Ahora sí. Ahora no somos tan trogloditas, ya no practicamos el “populismo punitivo”, ahora los violadores merecen pudrirse en la cárcel de por vida. Al vestir esa manada de depravados el uniforme militar, la cadena perpetua ya no les suena tan mal. “¿La van a estrenar con los miembros del Ejército?”, preguntaba Gustavo Bolívar en Twitter. Eso querría el converso, pero aún no existe la ley y quizá nunca vea la luz porque debe pasar por la Corte Constitucional, amante de la laxitud judicial. La misma que demuestra el fiscal general al no imputar acceso carnal violento en este caso.
Por mucho que quieran Bolívar y otros incoherentes, la brutal violación de la niña embera katío no es un crimen achacable al Ejército ni supone un regreso a tiempos tenebrosos. Ninguno era soldado profesional, prestaban el servicio militar obligatorio. Y no hubo un mando que intentara tapar lo ocurrido –los propios indígenas desmintieron el supuesto soborno para silenciar a la familia de la víctima–. Lo achacable a los tres suboficiales del pelotón al que pertenecían los violadores es la falta de control de sus hombres, la indisciplina que regía en un grupo en el que algunos se llevaban a los cambuches a las novias que se levantaban y consumían marihuana. Lo que he conocido de la historia demuestra la absoluta incompetencia del sargento y los dos cabos que comandaban a los 32 soldados regulares. Inaceptable e imperdonable no advertir lo que ocurría, que siete integrantes de la tropa pudieran hacer lo que quisieran con una niñita y, encima, en el lugar donde estaban acampados. Se encontraban en zona rural de Santa Cecilia, población sobre la vía que de Risaralda conduce a Chocó. En el pasado fue territorio de las guerrillas del EGR y Farc y ahora lo domina el Ejército Nacional. Kilómetros más adelante, al ELN le fascina hacer retenes y quemar vehículos, pero de esos criminales se ocupan los soldados profesionales del Grupo Meteoro. El sábado pasado, me cuentan, la niña acompañó a otras dos emberas de su resguardo a visitar a dos soldados de los que se habían hecho amigas. Ellas eran mayores de edad y la niña las dejó y se devolvió. Pero le había caído bien un uniformado y regresó a visitarlo, sin avisar a su familia. En esa segunda ocasión sufrió el horror en uno de los cambuches que habían instalado los militares frente a una escuela, cerca del casco urbano de Santa Cecilia. Mientras seis la violaban por turnos, el séptimo hacía de campanero. Jamás sospecharon que la niña fuese a revelar su tragedia, pensaron que se moriría del susto por sus armas y uniforme. Menos podían adivinar que la valiente hermana de la pequeña correría a denunciar el caso, y que el sargento, en lugar de ocultar lo sucedido con amenazas y dinero –sabía que su carrera estaba acabada–, colaboró con la Comisaría de Familia, además de informar al comandante de su batallón.

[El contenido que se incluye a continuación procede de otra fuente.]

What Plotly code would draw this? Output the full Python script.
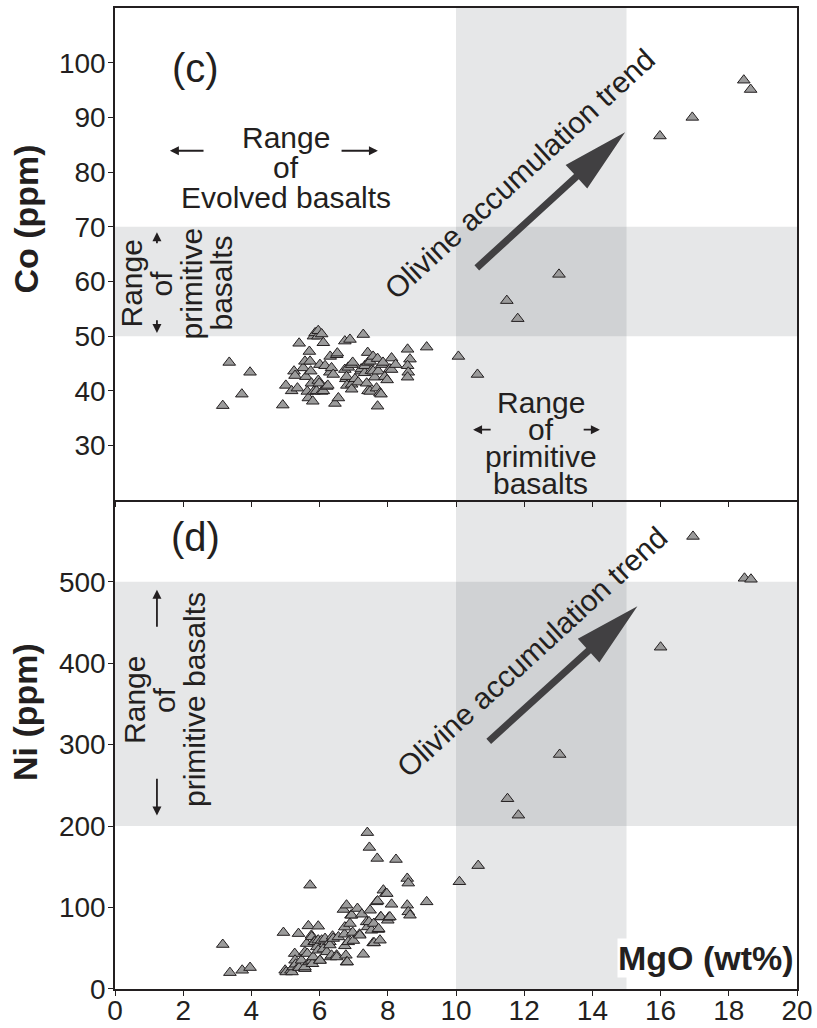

Cuando la jauría se vio perdida, solo alcanzó a balbucear lo mismo que tantos pervertidos: “Se nos insinuó”, “No sabíamos que era menor de edad”. Aunque resulta inaudita la incapacidad de esos suboficiales de controlar a los jóvenes bajo sus órdenes, no hay indicios de que fueran cómplices. Supongo que los expulsarán por no enterarse del ataque a una niña que debían proteger. Pero, al menos, no inventaron historias truculentas para encubrir el crimen y su negligencia. Tampoco pueden considerarlo una oscura estrategia de guerra con la intención de doblegar a una comunidad indígena con la que, además, el Ejército mantiene buenas relaciones. Se trató de un delito brutal, espantoso, cometido por un grupo de soldados, de entre 18 y 21 años, de familias desestructuradas, a los que restaba seis meses para cumplir el servicio militar. No tenían intención distinta que satisfacer sus instintos salvajes sin importarles que solo fuese una niña ni un embarazo. No usaron condón.
Lo que encuentro de un cinismo campeón es el comunicado del Partido Farc: “Nos unimos a las voces de rechazo a este acto” y, tras criticar al Ejército, ofrecen a los emberas su “sincera ayuda jurídica, sicológica, política, si así lo consideran”. Hace unos años entrevisté, precisamente en Santa Cecilia, a una exguerrillera que rompía a llorar cuando recordaba cómo le destrozaron la vida, desde pequeña, los abusos de sus comandantes y dos abortos forzados. Nunca le ofrecieron ayuda.